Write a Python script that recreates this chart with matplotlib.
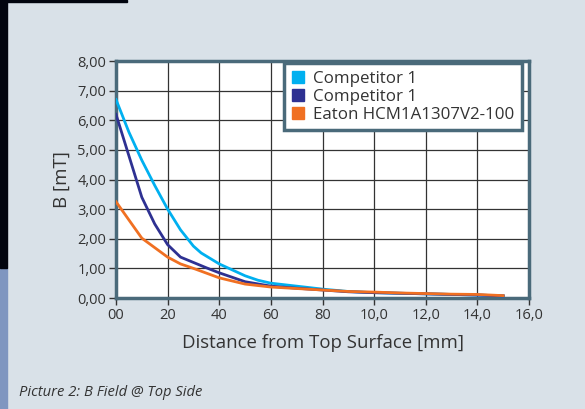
import matplotlib
matplotlib.use("Agg")
import matplotlib.pyplot as plt
from matplotlib.patches import Rectangle

plt.rcParams["font.family"] = ["Open Sans", "DejaVu Sans"]

# data
dist_light = [0, 0.5, 1, 1.5, 2, 2.5, 3, 3.3, 4, 4.5, 5, 5.5, 6, 7, 8, 9, 10, 11, 12, 13, 14, 15]
comp1_light = [6.7, 5.6, 4.65, 3.8, 3.0, 2.3, 1.75, 1.52, 1.15, 0.95, 0.75, 0.6, 0.5, 0.4, 0.3, 0.22, 0.18, 0.16, 0.14, 0.12, 0.1, 0.07]
dist_dark = [0, 0.5, 1, 1.5, 2, 2.5, 3, 3.5, 4, 5, 6, 7, 8, 9, 10, 11, 12, 13, 14, 15]
comp1_dark = [6.2, 4.8, 3.4, 2.5, 1.8, 1.38, 1.2, 1.02, 0.85, 0.55, 0.4, 0.33, 0.27, 0.21, 0.18, 0.16, 0.14, 0.12, 0.1, 0.07]
dist_eaton = [0, 1, 2, 2.5, 3, 4, 5, 6, 7, 8, 9, 10, 11, 12, 13, 14, 15]
eaton = [3.25, 2.02, 1.38, 1.15, 1.0, 0.68, 0.47, 0.37, 0.32, 0.27, 0.22, 0.2, 0.17, 0.15, 0.13, 0.12, 0.08]

x_ticks = [0, 2, 4, 6, 8, 10, 12, 14, 16]
x_labels = ["00", "20", "40", "60", "80", "10,0", "12,0", "14,0", "16,0"]
y_ticks = [0, 1, 2, 3, 4, 5, 6, 7, 8]
y_labels = ["0,00", "1,00", "2,00", "3,00", "4,00", "5,00", "6,00", "7,00", "8,00"]
names = ["Competitor 1", "Competitor 1", "Eaton HCM1A1307V2-100"]
colors = ["#00b0f0", "#2e3192", "#f07022"]

bg = "#d9e1e8"
frame = "#4a6a7a"
txt = "#333333"

fig = plt.figure(figsize=(5.85, 4.09), dpi=100, facecolor=bg)
# dark strips at the left/top edges of the screenshot
fig.patches.append(Rectangle((0, 0), 7 / 585, 141 / 409, transform=fig.transFigure, color="#7f96c0", zorder=0))
fig.patches.append(Rectangle((0, 141 / 409), 7 / 585, 268 / 409, transform=fig.transFigure, color="#02050f", zorder=0))
fig.patches.append(Rectangle((0, 1 - 2 / 409), 127 / 585, 2 / 409, transform=fig.transFigure, color="#02050f", zorder=0))

ax = fig.add_axes([116 / 585, 1 - 298 / 409, 413 / 585, 237 / 409])
ax.set_facecolor("white")

ax.plot(dist_light, comp1_light, color=colors[0], lw=2, label=names[0], zorder=3)
ax.plot(dist_dark, comp1_dark, color=colors[1], lw=2, label=names[1], zorder=3)
ax.plot(dist_eaton, eaton, color=colors[2], lw=2, label=names[2], zorder=4)

ax.set_xlim(0, 16)
ax.set_ylim(0, 8)
ax.set_xticks(x_ticks)
ax.set_xticklabels(x_labels)
ax.set_yticks(y_ticks)
ax.set_yticklabels(y_labels)
ax.grid(True, color="#333333", lw=0.9)
ax.set_axisbelow(True)
ax.tick_params(labelsize=10.5, colors=txt, length=5, width=1, pad=2)
for s in ax.spines.values():
    s.set_color(frame)
    s.set_linewidth(2.5)

ax.set_xlabel("Distance from Top Surface [mm]", fontsize=13.4, color=txt, labelpad=8)
ax.set_ylabel("B [mT]", fontsize=13.4, color=txt, labelpad=5)

handles = [Rectangle((0, 0), 1, 1, color=c) for c in colors]
leg = ax.legend(handles, names, loc="upper right", bbox_to_anchor=(0.982, 0.99),
                borderaxespad=0, fontsize=12.2, frameon=True, fancybox=False,
                handlelength=0.75, handleheight=0.75, handletextpad=0.5,
                labelspacing=0.1, borderpad=0.45, labelcolor=txt)
leg.get_frame().set_edgecolor(frame)
leg.get_frame().set_linewidth(2.5)
leg.get_frame().set_alpha(1)

fig.text(19 / 585, 1 - 393 / 409, "Picture 2: B Field @ Top Side", fontsize=10.6,
         style="italic", color=txt, va="center")

fig.savefig("out.png", dpi=100, facecolor=bg)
------------------------------------------------------------------------
## Written request
Produce an exact copy of each line of data, skipping embedded images.

## Exercise answer
Write a Python script that recreates this chart with matplotlib.
import matplotlib
matplotlib.use("Agg")
import matplotlib.pyplot as plt
from matplotlib.patches import Rectangle

plt.rcParams["font.family"] = ["Open Sans", "DejaVu Sans"]

# data
dist_light = [0, 0.5, 1, 1.5, 2, 2.5, 3, 3.3, 4, 4.5, 5, 5.5, 6, 7, 8, 9, 10, 11, 12, 13, 14, 15]
comp1_light = [6.7, 5.6, 4.65, 3.8, 3.0, 2.3, 1.75, 1.52, 1.15, 0.95, 0.75, 0.6, 0.5, 0.4, 0.3, 0.22, 0.18, 0.16, 0.14, 0.12, 0.1, 0.07]
dist_dark = [0, 0.5, 1, 1.5, 2, 2.5, 3, 3.5, 4, 5, 6, 7, 8, 9, 10, 11, 12, 13, 14, 15]
comp1_dark = [6.2, 4.8, 3.4, 2.5, 1.8, 1.38, 1.2, 1.02, 0.85, 0.55, 0.4, 0.33, 0.27, 0.21, 0.18, 0.16, 0.14, 0.12, 0.1, 0.07]
dist_eaton = [0, 1, 2, 2.5, 3, 4, 5, 6, 7, 8, 9, 10, 11, 12, 13, 14, 15]
eaton = [3.25, 2.02, 1.38, 1.15, 1.0, 0.68, 0.47, 0.37, 0.32, 0.27, 0.22, 0.2, 0.17, 0.15, 0.13, 0.12, 0.08]

x_ticks = [0, 2, 4, 6, 8, 10, 12, 14, 16]
x_labels = ["00", "20", "40", "60", "80", "10,0", "12,0", "14,0", "16,0"]
y_ticks = [0, 1, 2, 3, 4, 5, 6, 7, 8]
y_labels = ["0,00", "1,00", "2,00", "3,00", "4,00", "5,00", "6,00", "7,00", "8,00"]
names = ["Competitor 1", "Competitor 1", "Eaton HCM1A1307V2-100"]
colors = ["#00b0f0", "#2e3192", "#f07022"]

bg = "#d9e1e8"
frame = "#4a6a7a"
txt = "#333333"

fig = plt.figure(figsize=(5.85, 4.09), dpi=100, facecolor=bg)
# dark strips at the left/top edges of the screenshot
fig.patches.append(Rectangle((0, 0), 7 / 585, 141 / 409, transform=fig.transFigure, color="#7f96c0", zorder=0))
fig.patches.append(Rectangle((0, 141 / 409), 7 / 585, 268 / 409, transform=fig.transFigure, color="#02050f", zorder=0))
fig.patches.append(Rectangle((0, 1 - 2 / 409), 127 / 585, 2 / 409, transform=fig.transFigure, color="#02050f", zorder=0))

ax = fig.add_axes([116 / 585, 1 - 298 / 409, 413 / 585, 237 / 409])
ax.set_facecolor("white")

ax.plot(dist_light, comp1_light, color=colors[0], lw=2, label=names[0], zorder=3)
ax.plot(dist_dark, comp1_dark, color=colors[1], lw=2, label=names[1], zorder=3)
ax.plot(dist_eaton, eaton, color=colors[2], lw=2, label=names[2], zorder=4)

ax.set_xlim(0, 16)
ax.set_ylim(0, 8)
ax.set_xticks(x_ticks)
ax.set_xticklabels(x_labels)
ax.set_yticks(y_ticks)
ax.set_yticklabels(y_labels)
ax.grid(True, color="#333333", lw=0.9)
ax.set_axisbelow(True)
ax.tick_params(labelsize=10.5, colors=txt, length=5, width=1, pad=2)
for s in ax.spines.values():
    s.set_color(frame)
    s.set_linewidth(2.5)

ax.set_xlabel("Distance from Top Surface [mm]", fontsize=13.4, color=txt, labelpad=8)
ax.set_ylabel("B [mT]", fontsize=13.4, color=txt, labelpad=5)

handles = [Rectangle((0, 0), 1, 1, color=c) for c in colors]
leg = ax.legend(handles, names, loc="upper right", bbox_to_anchor=(0.982, 0.99),
                borderaxespad=0, fontsize=12.2, frameon=True, fancybox=False,
                handlelength=0.75, handleheight=0.75, handletextpad=0.5,
                labelspacing=0.1, borderpad=0.45, labelcolor=txt)
leg.get_frame().set_edgecolor(frame)
leg.get_frame().set_linewidth(2.5)
leg.get_frame().set_alpha(1)

fig.text(19 / 585, 1 - 393 / 409, "Picture 2: B Field @ Top Side", fontsize=10.6,
         style="italic", color=txt, va="center")

fig.savefig("out.png", dpi=100, facecolor=bg)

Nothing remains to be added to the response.